Simon Power talking on Q+A on Sunday showed a abysmal ignorance about how matters operate in his own portfolio. He blamed lawyers and juries for slowing the court system down. My experience in courts says that he is wrong – it is usually the police slowing things down. The lawyers agree here.
He is correct when he says
No that wasn’t part of the thinking, what was driving the issue was the delays that we’ve been seeing in our justice system, in the District Court for example, on average it takes about 12 months before a trial kicks off, in the High Court it’s about sixteen and a half months over the 2008 year. We have to address this, this is not without controversy I accept that, but the fact is our criminal justice system has not been delivering justice served seen to be done in a timely and helpful fashion. Victims of crime find this process incredibly difficult.
But I’d point out that it is even harder on the people who are charged with crimes, and who have to keep turning up to court for status hearings where the police say that they’re not ready to proceed, and are kept waiting to get a final hearing. Juries at at the tail end of a large number of status hearings, so removing juries is unlikely to speed the process by more than minutes. If the evidence was presented to the defense lawyers earlier then time taken would be reduced immensely.
Yes we are, which leads me neatly into the third issue which is that I think it’s time that the courts were able to hold lawyers, both prosecution and defense to account, for not moving through hearings in a timely and appropriate way. I just think we’re at the point now where the gaming of the system around the criminal justice processes has to be front footed.
I believe what we’re seeing is the system being badly incentivised, particularly around legal aid, to encourage multiple appearances on issues that should be dealt with in a short and timely way at first appearance … This gaming of the criminal justice system has got to stop.
This is total bollocks. It is a typical case of a politician looking for what they’d like to believe rather than doing the research to find out what is actually going on. In other words political game-playing.
Anyone who has had to sit through criminal status hearings is aware that the problem is almost entirely due to the slowness of the police in finalising their case and producing evidence for the court. It is completely routine for defendants and their lawyers to turn up at court, and have the police or their lawyers say that they are not ready to proceed. Typically this is because they haven’t furnished the defense lawyers with the required evidence, usually because they haven’t got very much and so haven’t finished bulking it up. It is common to have the police proceed with a case until the final date and then simply not proceed at that point through lack of evidence.
If Simon Power wants to have ‘incentivised’ the system, then I’d suggest two things would help considerably in making sure that the police focus more attention on their case for the prosecution.
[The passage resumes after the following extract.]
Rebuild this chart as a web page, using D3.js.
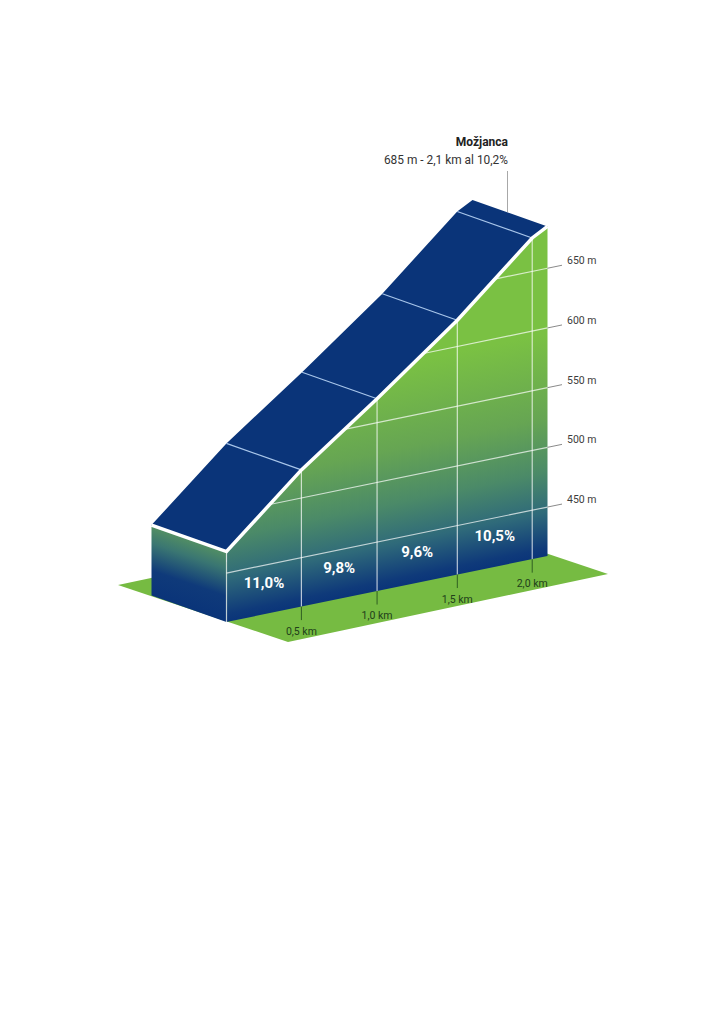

First: Require that the police to have to get their case checked for strength prior to the first status hearing by lawyers, and rejected if it doesn’t have the legs. In other words, have an actual prosecution office staffed by lawyers to check the police case. That will stop the police from using the courts as an extra-legal punishment by arbitrarily charging without evidence. Some of the cases that I’ve seen brought are so weak that the judges have sometimes not bothered to hear the defense before dismissing the case.
Second: Get the courts to award costs against the NZ Police in the event that a case is dropped or lost after the first status hearing. Make these costs a separate part of the police budget so that it can be monitored. Hopefully that would provide some incentives for police managers to ensure that the quality of their prosecutions is increased.
If those things were done, then I suspect that there would be a considerable clearing of the court calendar. However I suspect that Power’s statements have more to do with providing a ‘political’ topic for the redneck BBQ’s and dinners than solving the clogged court problem.